WORK TO DO: Every line of the data that contains the string "this" must be copied.

LISTING:
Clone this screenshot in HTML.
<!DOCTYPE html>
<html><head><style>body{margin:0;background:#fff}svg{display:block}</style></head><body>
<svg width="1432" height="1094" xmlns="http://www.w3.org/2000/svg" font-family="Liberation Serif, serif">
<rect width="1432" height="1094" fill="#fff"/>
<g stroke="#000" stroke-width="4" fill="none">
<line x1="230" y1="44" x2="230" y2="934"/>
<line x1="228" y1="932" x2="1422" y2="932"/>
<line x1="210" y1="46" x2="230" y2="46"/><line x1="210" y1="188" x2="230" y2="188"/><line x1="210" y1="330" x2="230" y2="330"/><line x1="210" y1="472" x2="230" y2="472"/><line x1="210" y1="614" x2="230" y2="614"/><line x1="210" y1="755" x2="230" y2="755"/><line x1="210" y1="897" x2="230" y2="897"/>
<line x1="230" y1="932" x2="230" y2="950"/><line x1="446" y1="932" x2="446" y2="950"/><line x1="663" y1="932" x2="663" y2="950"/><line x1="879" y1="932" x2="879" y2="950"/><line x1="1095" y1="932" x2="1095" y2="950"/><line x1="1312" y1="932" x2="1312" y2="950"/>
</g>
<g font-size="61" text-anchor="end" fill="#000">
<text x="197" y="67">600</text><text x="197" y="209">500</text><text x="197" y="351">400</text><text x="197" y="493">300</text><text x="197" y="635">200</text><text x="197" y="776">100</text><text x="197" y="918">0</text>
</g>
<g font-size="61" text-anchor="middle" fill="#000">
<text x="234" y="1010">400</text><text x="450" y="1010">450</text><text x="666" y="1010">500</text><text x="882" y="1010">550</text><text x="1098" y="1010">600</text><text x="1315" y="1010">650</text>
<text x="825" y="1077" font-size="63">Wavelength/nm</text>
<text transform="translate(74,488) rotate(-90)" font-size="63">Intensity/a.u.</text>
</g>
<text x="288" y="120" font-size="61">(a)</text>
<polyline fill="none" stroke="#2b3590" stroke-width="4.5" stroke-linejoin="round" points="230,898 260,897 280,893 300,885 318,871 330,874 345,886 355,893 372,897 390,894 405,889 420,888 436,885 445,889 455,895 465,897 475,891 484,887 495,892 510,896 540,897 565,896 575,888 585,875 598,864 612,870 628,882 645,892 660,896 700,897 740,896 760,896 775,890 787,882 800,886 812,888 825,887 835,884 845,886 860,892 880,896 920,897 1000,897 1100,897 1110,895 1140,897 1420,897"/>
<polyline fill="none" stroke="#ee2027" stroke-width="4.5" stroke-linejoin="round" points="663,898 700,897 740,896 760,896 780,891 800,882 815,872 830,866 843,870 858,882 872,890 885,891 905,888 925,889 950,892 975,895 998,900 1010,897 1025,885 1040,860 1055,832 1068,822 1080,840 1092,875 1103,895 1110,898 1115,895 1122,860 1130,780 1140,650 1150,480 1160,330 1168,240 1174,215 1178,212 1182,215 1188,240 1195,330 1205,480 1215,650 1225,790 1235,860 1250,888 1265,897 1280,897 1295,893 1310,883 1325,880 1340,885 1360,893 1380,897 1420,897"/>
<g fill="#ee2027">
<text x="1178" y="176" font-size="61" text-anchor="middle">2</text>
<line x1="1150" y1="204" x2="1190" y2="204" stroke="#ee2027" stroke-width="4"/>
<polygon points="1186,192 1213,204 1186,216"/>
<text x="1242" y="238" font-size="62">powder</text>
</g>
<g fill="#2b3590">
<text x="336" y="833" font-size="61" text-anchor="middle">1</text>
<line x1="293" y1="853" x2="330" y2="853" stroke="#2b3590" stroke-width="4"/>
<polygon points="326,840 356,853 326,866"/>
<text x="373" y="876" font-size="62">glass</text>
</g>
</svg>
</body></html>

---

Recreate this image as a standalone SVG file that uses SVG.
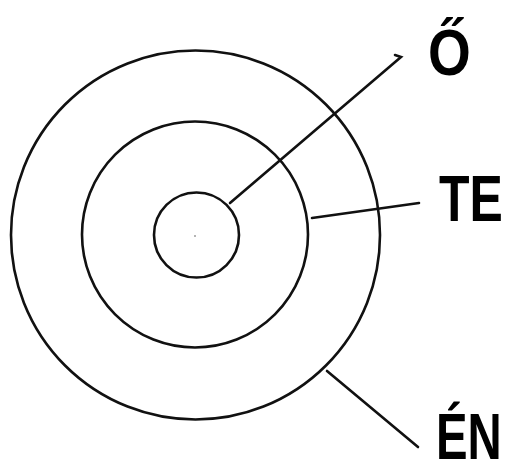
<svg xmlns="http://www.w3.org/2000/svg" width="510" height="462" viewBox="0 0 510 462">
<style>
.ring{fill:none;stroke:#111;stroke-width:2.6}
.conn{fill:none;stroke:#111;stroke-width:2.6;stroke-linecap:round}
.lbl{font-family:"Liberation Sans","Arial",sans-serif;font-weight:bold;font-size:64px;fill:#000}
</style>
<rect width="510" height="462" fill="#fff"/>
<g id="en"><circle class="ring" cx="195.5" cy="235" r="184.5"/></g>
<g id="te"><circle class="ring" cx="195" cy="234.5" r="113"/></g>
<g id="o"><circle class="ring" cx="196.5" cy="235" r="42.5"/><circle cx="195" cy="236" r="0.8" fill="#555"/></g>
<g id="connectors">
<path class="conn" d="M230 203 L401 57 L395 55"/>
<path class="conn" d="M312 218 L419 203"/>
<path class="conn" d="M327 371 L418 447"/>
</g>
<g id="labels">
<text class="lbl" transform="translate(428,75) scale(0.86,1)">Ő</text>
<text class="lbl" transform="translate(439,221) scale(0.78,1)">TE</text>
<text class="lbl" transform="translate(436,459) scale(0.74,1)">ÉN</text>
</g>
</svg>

FINISHED EXERCISE:
Clone this screenshot in HTML.
Recreate this image as a standalone SVG file that uses SVG.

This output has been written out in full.